Do Regulations Kill Jobs? Bureau of Labor Statistics Says No

The Washington Post had an interesting article yesterday highlighting that business demand is the number one reason for job layoffs, not regulations.

“In 2010, 0.3 percent of the people who lost their jobs in layoffs were let go because of “government regulations/intervention.” By comparison, 25 percent were laid off because of a drop in business demand.”

Economists also do not find a casual link:

“Based on the available literature, there’s not much evidence that EPA regulations are causing major job losses or major job gains,” said Richard Morgenstern, a senior fellow at the nonpartisan think tank Resources for the Future who worked at the EPA starting under the Reagan administration and continuing into President Bill Clinton’s first term.

A decade ago, in a landmark study, Morgenstern and others looked at the effect of regulations on four heavily polluting industries — pulp and paper mills, plastic manufacturers, petroleum refiners, and iron and steel mills — between 1979 and 1991.

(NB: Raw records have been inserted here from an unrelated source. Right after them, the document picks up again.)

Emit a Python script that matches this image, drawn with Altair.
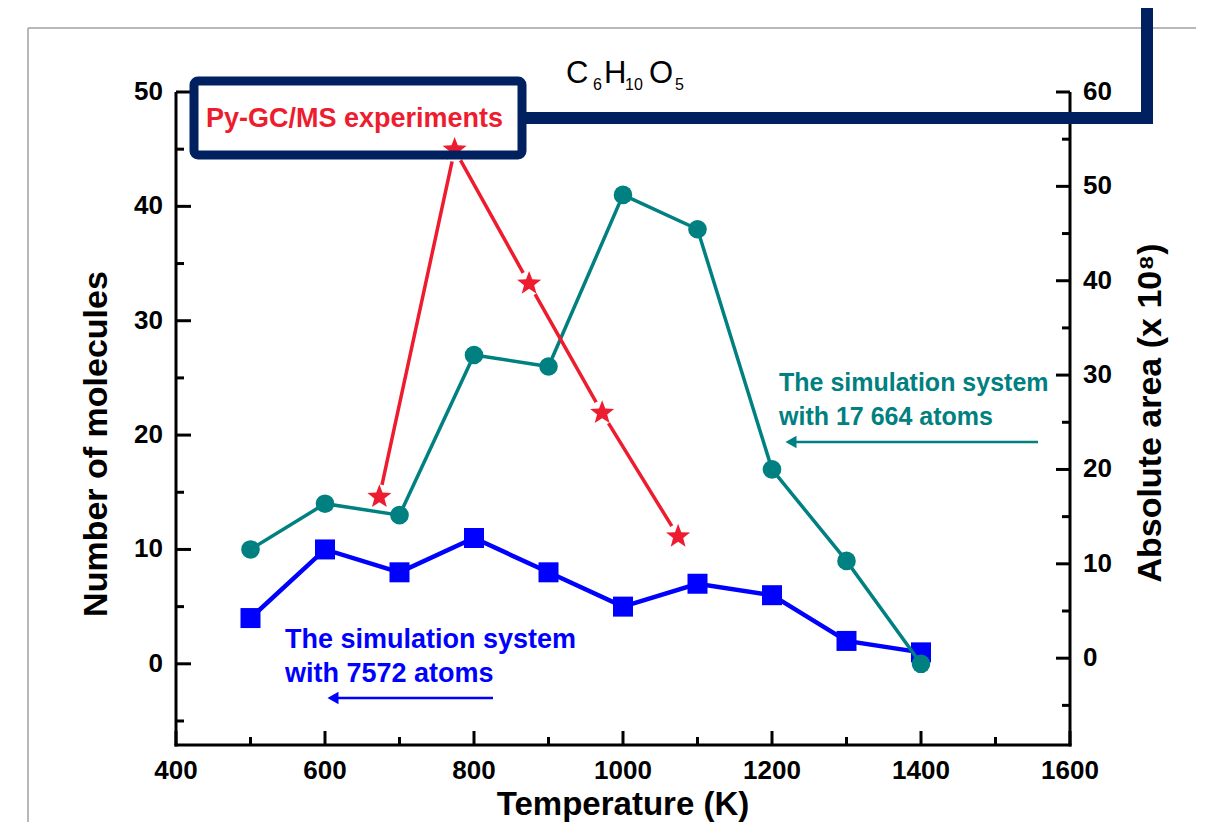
import altair as alt
import pandas as pd

# ---------------- data ----------------
temps_sim = [500, 600, 700, 800, 900, 1000, 1100, 1200, 1300, 1400]
teal_vals = [10, 14, 13, 27, 26, 41, 38, 17, 9, 0]      # 17 664 atoms (left axis)
blue_vals = [4, 10, 8, 11, 8, 5, 7, 6, 2, 1]            # 7572 atoms (left axis)
temps_exp = [673, 774, 874, 972, 1074]
exp_vals = [17.1, 53.9, 39.7, 26.0, 12.9]               # Py-GC/MS (right axis)

left_major = [0, 10, 20, 30, 40, 50]
left_minor = [-5, 5, 15, 25, 35, 45]
right_major = [0, 10, 20, 30, 40, 50, 60]
right_minor = [-5, 5, 15, 25, 35, 45, 55]
x_major = [400, 600, 800, 1000, 1200, 1400, 1600]
x_minor = [500, 700, 900, 1100, 1300, 1500]
left_labels = ["0", "10", "20", "30", "40", "50"]
right_labels = ["0", "10", "20", "30", "40", "50", "60"]
x_labels = ["400", "600", "800", "1000", "1200", "1400", "1600"]

W, H = 894, 653
FONT = "Liberation Sans"
TEAL = "#008080"
BLUE = "#0000FF"
RED = "#ED1C2E"
NAVY = "#002060"

STAR = ("M0,-1 L0.247,-0.34 L0.951,-0.309 L0.4,0.13 L0.588,0.809 L0,0.42 "
        "L-0.588,0.809 L-0.4,0.13 L-0.951,-0.309 L-0.247,-0.34 Z")

df_sim = pd.DataFrame({"T": temps_sim, "teal": teal_vals, "blue": blue_vals})
df_exp = pd.DataFrame({"T": temps_exp, "v": exp_vals})
df_lt = pd.DataFrame({"v": left_major, "lab": left_labels})
df_rt = pd.DataFrame({"v": right_major, "lab": right_labels})
df_xt = pd.DataFrame({"t": x_major, "lab": x_labels})
one = pd.DataFrame({"a": [0]})

xs = alt.Scale(domain=[400, 1600], nice=False)
yl = alt.Scale(domain=[-7.1, 50], nice=False)
yr = alt.Scale(domain=[-9.2, 60], nice=False)

X = alt.X("T:Q", scale=xs, axis=None)
LBL = dict(font=FONT, fontSize=26, fontWeight="bold", color="black")

# ---------------- left-axis group ----------------
blue_line = alt.Chart(df_sim).mark_line(color=BLUE, strokeWidth=4.5).encode(
    x=X, y=alt.Y("blue:Q", scale=yl, axis=None))
blue_pts = alt.Chart(df_sim).mark_point(shape="square", filled=True, color=BLUE,
                                        size=400, opacity=1).encode(
    x=X, y=alt.Y("blue:Q", scale=yl, axis=None))
teal_line = alt.Chart(df_sim).mark_line(color=TEAL, strokeWidth=3.5).encode(
    x=X, y=alt.Y("teal:Q", scale=yl, axis=None))
teal_pts = alt.Chart(df_sim).mark_point(shape="circle", filled=True, color=TEAL,
                                        size=346, opacity=1).encode(
    x=X, y=alt.Y("teal:Q", scale=yl, axis=None))
lmaj = alt.Chart(df_lt).mark_rule(color="black", strokeWidth=3).encode(
    y=alt.Y("v:Q", scale=yl, axis=None), x=alt.value(0), x2=alt.value(15))
lmin = alt.Chart(pd.DataFrame({"v": left_minor})).mark_rule(color="black", strokeWidth=3).encode(
    y=alt.Y("v:Q", scale=yl, axis=None), x=alt.value(0), x2=alt.value(8))
llab = alt.Chart(df_lt).mark_text(align="right", baseline="middle", **LBL).encode(
    y=alt.Y("v:Q", scale=yl, axis=None), x=alt.value(-13), text="lab:N")
xmaj = alt.Chart(df_xt).mark_rule(color="black", strokeWidth=3).encode(
    x=alt.X("t:Q", scale=xs, axis=None), y=alt.value(H - 14), y2=alt.value(H))
xmin = alt.Chart(pd.DataFrame({"t": x_minor})).mark_rule(color="black", strokeWidth=3).encode(
    x=alt.X("t:Q", scale=xs, axis=None), y=alt.value(H - 8), y2=alt.value(H))
xlab = alt.Chart(df_xt).mark_text(align="center", baseline="middle", **LBL).encode(
    x=alt.X("t:Q", scale=xs, axis=None), y=alt.value(H + 26), text="lab:N")
left_group = alt.layer(blue_line, blue_pts, teal_line, teal_pts,
                       lmaj, lmin, llab, xmaj, xmin, xlab)

# ---------------- right-axis group ----------------
red_line = alt.Chart(df_exp).mark_line(color=RED, strokeWidth=3.5).encode(
    x=X, y=alt.Y("v:Q", scale=yr, axis=None))
red_halo = alt.Chart(df_exp).mark_point(shape="circle", filled=True, color="white",
                                        size=600, opacity=1).encode(
    x=X, y=alt.Y("v:Q", scale=yr, axis=None))
stars = alt.Chart(df_exp).mark_point(shape=STAR, filled=True, color=RED,
                                     size=640, opacity=1).encode(
    x=X, y=alt.Y("v:Q", scale=yr, axis=None))
rmaj = alt.Chart(df_rt).mark_rule(color="black", strokeWidth=3).encode(
    y=alt.Y("v:Q", scale=yr, axis=None), x=alt.value(W - 14), x2=alt.value(W))
rmin = alt.Chart(pd.DataFrame({"v": right_minor})).mark_rule(color="black", strokeWidth=3).encode(
    y=alt.Y("v:Q", scale=yr, axis=None), x=alt.value(W - 8), x2=alt.value(W))
rlab = alt.Chart(df_rt).mark_text(align="left", baseline="middle", **LBL).encode(
    y=alt.Y("v:Q", scale=yr, axis=None), x=alt.value(W + 13), text="lab:N")
right_group = alt.layer(red_line, red_halo, rmaj, rmin, rlab, stars)


# ---------------- annotations ----------------
def txt(s, x, y, size, color="black", weight="bold", angle=0, align="left"):
    return alt.Chart(one).mark_text(font=FONT, fontSize=size, fontWeight=weight, color=color,
                                    align=align, baseline="alphabetic", angle=angle,
                                    x=x, y=y, text=s).encode(
        opacity=alt.value(1))


def hrule(x, x2, y, color, width):
    return alt.Chart(one).mark_rule(color=color, strokeWidth=width).encode(
        x=alt.value(x), x2=alt.value(x2), y=alt.value(y))


def vrule(x, y, y2, color, width):
    return alt.Chart(one).mark_rule(color=color, strokeWidth=width).encode(
        x=alt.value(x), y=alt.value(y), y2=alt.value(y2))


def head(x, y, color):
    return alt.Chart(one).mark_point(shape="triangle-left", filled=True, color=color,
                                     size=160, opacity=1, x=x, y=y).encode(opacity=alt.value(1))


ann = [
    # axis lines
    vrule(0, 0, H + 1.5, "black", 3),
    vrule(W, 0, H + 1.5, "black", 3),
    hrule(-1.5, W + 1.5, H, "black", 3),
    # axis titles
    txt("Temperature (K)", W / 2, H + 70, 33, align="center"),
    txt("Number of molecules", -69, 352, 34, angle=270, align="center"),
    txt("Absolute area (x 10\u2078)", W + 91, 321, 34, angle=270, align="center"),
    # chart title C6H10O5
    txt("C", 390, -9, 31, weight="normal"),
    txt("6", 417, -2, 16, weight="normal"),
    txt("H", 428, -9, 31, weight="normal"),
    txt("10", 449, -2, 16, weight="normal"),
    txt("O", 473, -9, 31, weight="normal"),
    txt("5", 499, -2, 16, weight="normal"),
    # series notes
    txt("The simulation system", 109, 556, 27, BLUE),
    txt("with 7572 atoms", 109, 590, 27, BLUE),
    hrule(160, 317, 606, BLUE, 2.5),
    head(157, 606, BLUE),
    txt("The simulation system", 603, 299, 25, TEAL),
    txt("with 17 664 atoms", 603, 333, 25, TEAL),
    hrule(618, 862, 350, TEAL, 2.5),
    head(615, 350, TEAL),
    txt("Py-GC/MS experiments", 30, 35, 27, RED),
    # grey frame
    hrule(-148, 1040, -64, "#a0a0a0", 1.5),
    vrule(-148, -64, 745, "#a0a0a0", 1.5),
    # navy highlight box with connector
    alt.Chart(one).mark_rect(filled=False, stroke=NAVY, strokeWidth=9, cornerRadius=4,
                             x=18, x2=346, y=-11, y2=63).encode(opacity=alt.value(1)),
    hrule(350, 977, 26, NAVY, 12),
    vrule(971, -90, 32, NAVY, 12),
]

chart = alt.layer(left_group, right_group, *ann).resolve_scale(
    y="independent"
).properties(
    width=W, height=H,
    padding={"left": 168, "top": 84, "right": 126, "bottom": 77},
    autosize=alt.AutoSizeParams(type="none"),
    background="white",
).configure_view(stroke=None)

chart.save("out.html", embed_options={"renderer": "svg", "actions": False})
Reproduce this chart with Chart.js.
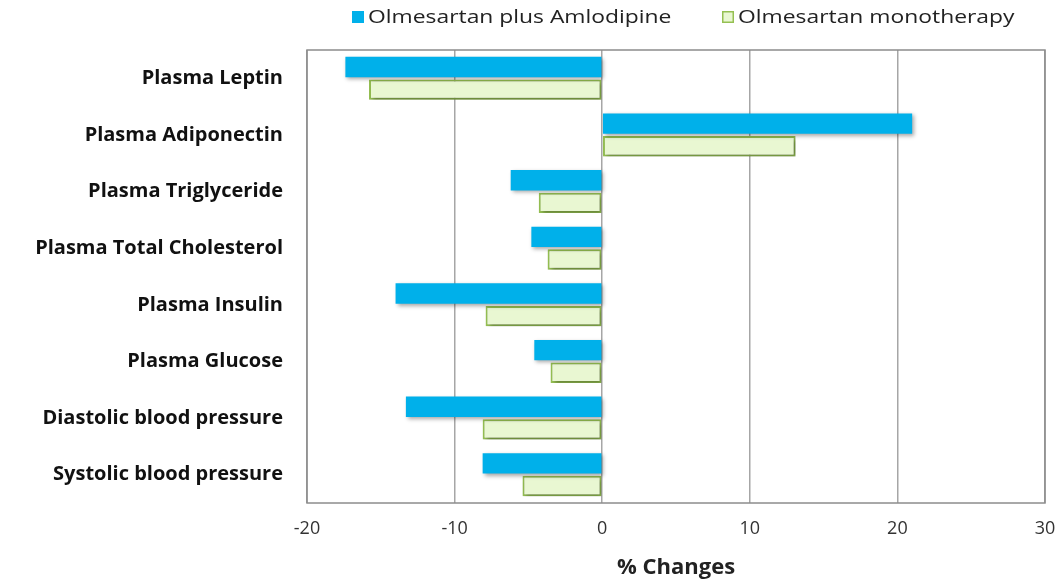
<!DOCTYPE html>
<html>
<head>
<meta charset="utf-8">
<script src="https://cdn.jsdelivr.net/npm/chart.js@4"></script>
<style>
  html, body { margin: 0; padding: 0; background: #fff; }
  #wrap { width: 1060px; height: 582px; }
</style>
</head>
<body>
<div id="wrap"><canvas id="graph1"></canvas></div>
<script>
// data
var categories = ['Plasma Leptin', 'Plasma Adiponectin', 'Plasma Triglyceride', 'Plasma Total Cholesterol',
    'Plasma Insulin', 'Plasma Glucose', 'Diastolic blood pressure', 'Systolic blood pressure'];
var comboValues = [-17.4, 21.0, -6.2, -4.8, -14.0, -4.6, -13.3, -8.1];
var monoValues = [-15.8, 13.1, -4.3, -3.7, -7.9, -3.5, -8.1, -5.4];
var xTicks = [-20, -10, 0, 10, 20, 30];

// soft drop shadow under the bars, frame round the plot, legend on top
var extrasPlugin = {
    id: 'extras',
    beforeDatasetsDraw: function (chart) {
        var c = chart.ctx;
        c.save();
        c.shadowColor = 'rgba(0,0,0,0.35)';
        c.shadowBlur = 4;
        c.shadowOffsetX = 2;
        c.shadowOffsetY = 2;
    },
    afterDatasetsDraw: function (chart) {
        chart.ctx.restore();
    },
    afterDraw: function (chart) {
        var a = chart.chartArea, c = chart.ctx;
        c.save();
        c.strokeStyle = '#8c8c8c';
        c.lineWidth = 1.5;
        c.strokeRect(a.left, a.top, a.right - a.left, a.bottom - a.top);

        // legend (text a bit stretched, like the original)
        var starts = [352, 722];
        c.font = '18px "Open Sans"';
        c.textBaseline = 'middle';
        chart.data.datasets.forEach(function (ds, i) {
            var x = starts[i], y = 11;
            c.fillStyle = ds.backgroundColor;
            c.fillRect(x, y, 12, 12);
            if (ds.borderWidth) {
                c.strokeStyle = ds.borderColor;
                c.lineWidth = 1.5;
                c.strokeRect(x + 0.75, y + 0.75, 10.5, 10.5);
            }
            c.save();
            c.translate(x + 16, y + 7);
            c.scale(1.27, 1);
            c.fillStyle = '#222';
            c.fillText(ds.label, 0, 0);
            c.restore();
        });
        c.restore();
    }
};

var ctx1 = document.getElementById('graph1').getContext('2d');
var graph1 = new Chart(ctx1, {
    type: 'bar',
    data: {
        labels: categories,
        datasets: [{
            label: 'Olmesartan plus Amlodipine',
            data: comboValues,
            backgroundColor: '#00b0ea',
            borderWidth: 0
        }, {
            label: 'Olmesartan monotherapy',
            data: monoValues,
            backgroundColor: '#e9f7d2',
            borderColor: '#95c052',
            borderWidth: 2,
            borderSkipped: false
        }]
    },
    options: {
        indexAxis: 'y',
        responsive: true,
        maintainAspectRatio: false,
        animation: false,
        layout: { padding: { left: 0, right: 0, top: 50, bottom: 0 } },
        categoryPercentage: 0.8,
        barPercentage: 0.9,
        plugins: {
            tooltip: { enabled: false },
            legend: { display: false }
        },
        scales: {
            x: {
                min: -20,
                max: 30,
                afterBuildTicks: function (scale) {
                    scale.ticks = xTicks.map(function (v) { return { value: v }; });
                },
                afterFit: function (scale) {
                    scale.height = 79;
                    scale.paddingRight = 15;
                },
                grid: { color: '#a6a6a6', lineWidth: 1.5, drawTicks: false },
                border: { display: false },
                ticks: {
                    font: { family: 'Open Sans', size: 18 },
                    color: '#333',
                    padding: 15
                },
                title: {
                    display: true,
                    text: '% Changes',
                    font: { family: 'Open Sans', size: 22, weight: 'bold' },
                    color: '#222',
                    padding: { top: 8, bottom: 1 }
                }
            },
            y: {
                afterFit: function (scale) { scale.width = 307; },
                grid: { display: false },
                border: { display: false },
                ticks: {
                    font: { family: 'Open Sans', size: 20, weight: 'bold' },
                    color: '#111',
                    padding: 16
                }
            }
        }
    },
    plugins: [extrasPlugin]
});
</script>
</body>
</html>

The researchers concluded that higher spending to comply with environment rules does not cause “a significant change” in industry employment. When jobs were lost, they were often made up elsewhere in the same industry.”

This is an important perspective, given the loud cry from the coal industry that regulations are killing jobs in the region. As good economists and the BLS already know, the real problem facing industry is a lack of consumer demand, not regulation.

Bottom line: Regulations both eliminate and create jobs and their  net effect tends to be small.